As its name denotes, the Chicago History Museum was founded in 1856 as a means of revisiting and displaying the city’s extensive history. According to census data, about 30% of Chicago’s population identifies as Hispanic or Latino. Yet, for decades now, the museum has failed to reflect that. A group of high school students called them out on it after a recent visit, demanding both a permanent exhibit and an apology for the oversight. According to the Chicago Sun-Times, the museum agreed to install an exhibition on the Latino experience by 2023.
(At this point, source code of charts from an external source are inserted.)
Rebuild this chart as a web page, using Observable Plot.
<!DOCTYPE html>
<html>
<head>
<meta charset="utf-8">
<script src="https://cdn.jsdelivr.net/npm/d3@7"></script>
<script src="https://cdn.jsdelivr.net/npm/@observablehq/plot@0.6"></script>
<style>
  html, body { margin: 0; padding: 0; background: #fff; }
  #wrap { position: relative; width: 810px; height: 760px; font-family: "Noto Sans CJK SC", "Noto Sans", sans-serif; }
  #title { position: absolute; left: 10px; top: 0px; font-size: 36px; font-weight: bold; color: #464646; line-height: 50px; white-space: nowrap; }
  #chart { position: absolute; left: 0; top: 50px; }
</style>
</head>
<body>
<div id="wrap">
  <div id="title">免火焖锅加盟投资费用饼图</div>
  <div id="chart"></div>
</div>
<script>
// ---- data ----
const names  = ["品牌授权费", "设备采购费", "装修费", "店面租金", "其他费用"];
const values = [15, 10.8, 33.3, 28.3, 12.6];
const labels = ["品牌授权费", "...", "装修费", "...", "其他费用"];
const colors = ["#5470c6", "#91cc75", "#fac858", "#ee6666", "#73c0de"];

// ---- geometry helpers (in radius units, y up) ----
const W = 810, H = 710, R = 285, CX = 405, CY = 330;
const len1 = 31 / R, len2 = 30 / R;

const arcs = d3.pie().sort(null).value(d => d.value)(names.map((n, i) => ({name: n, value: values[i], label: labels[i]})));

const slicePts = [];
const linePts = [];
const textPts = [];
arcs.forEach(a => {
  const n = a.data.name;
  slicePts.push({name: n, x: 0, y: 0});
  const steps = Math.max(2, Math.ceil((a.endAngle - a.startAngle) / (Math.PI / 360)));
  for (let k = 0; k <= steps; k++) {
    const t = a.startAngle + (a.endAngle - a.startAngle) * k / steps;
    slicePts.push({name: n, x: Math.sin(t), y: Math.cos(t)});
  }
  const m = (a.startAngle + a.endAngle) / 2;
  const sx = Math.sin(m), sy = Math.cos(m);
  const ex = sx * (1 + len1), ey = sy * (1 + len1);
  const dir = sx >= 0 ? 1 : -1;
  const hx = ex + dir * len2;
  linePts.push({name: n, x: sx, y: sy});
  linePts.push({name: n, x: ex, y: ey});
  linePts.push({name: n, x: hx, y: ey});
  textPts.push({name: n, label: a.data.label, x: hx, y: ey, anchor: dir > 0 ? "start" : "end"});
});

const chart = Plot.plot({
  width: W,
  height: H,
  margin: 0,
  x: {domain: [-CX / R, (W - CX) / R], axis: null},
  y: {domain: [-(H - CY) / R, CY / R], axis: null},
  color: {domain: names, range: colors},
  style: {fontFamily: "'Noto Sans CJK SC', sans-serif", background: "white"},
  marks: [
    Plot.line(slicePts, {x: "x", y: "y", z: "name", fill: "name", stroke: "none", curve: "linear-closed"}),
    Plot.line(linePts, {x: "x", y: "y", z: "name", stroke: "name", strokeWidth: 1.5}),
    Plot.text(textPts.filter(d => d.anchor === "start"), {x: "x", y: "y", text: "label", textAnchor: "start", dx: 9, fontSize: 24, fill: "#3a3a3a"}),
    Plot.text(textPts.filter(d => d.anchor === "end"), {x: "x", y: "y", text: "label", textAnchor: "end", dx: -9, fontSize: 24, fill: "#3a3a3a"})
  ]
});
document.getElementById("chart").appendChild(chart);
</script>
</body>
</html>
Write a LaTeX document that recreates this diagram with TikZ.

The museum did so in response to the Instituto Justice and Leadership Academy students’ outrage in November. A member of the class, predominantly made up of Latino students, pulled their history teacher aside mid-visit and pointed out the discrepancy. The only thing remotely close to touching on Latinidad was a lowrider that had a Mexican flag on it.
“A child shouldn’t feel as though their culture doesn’t have a place in their city’s history,” Samira Rivera, a junior at the academy, told the Sun-Times.
John Russick, the senior vice president at the museum, said, “These students are civically engaged and asking us to do better, and we want to deliver.”
Although the new exhibit will take a few years to develop, the museum has also committed to installing smaller displays throughout existing galleries to offer more pan-Latino representation in the meantime.
To ensure this is all done well and in good faith, a committee – composed of the students and interested community members of varying creative and academic backgrounds – will be established.
“It’s more than just an exhibit,” Karina Valadez, a student who visited the museum last month, said. “We’re tired of not seeing our history represented in textbooks. We deserve to be remembered. … If we don’t know who we are, how are we supposed to know how to move forward?”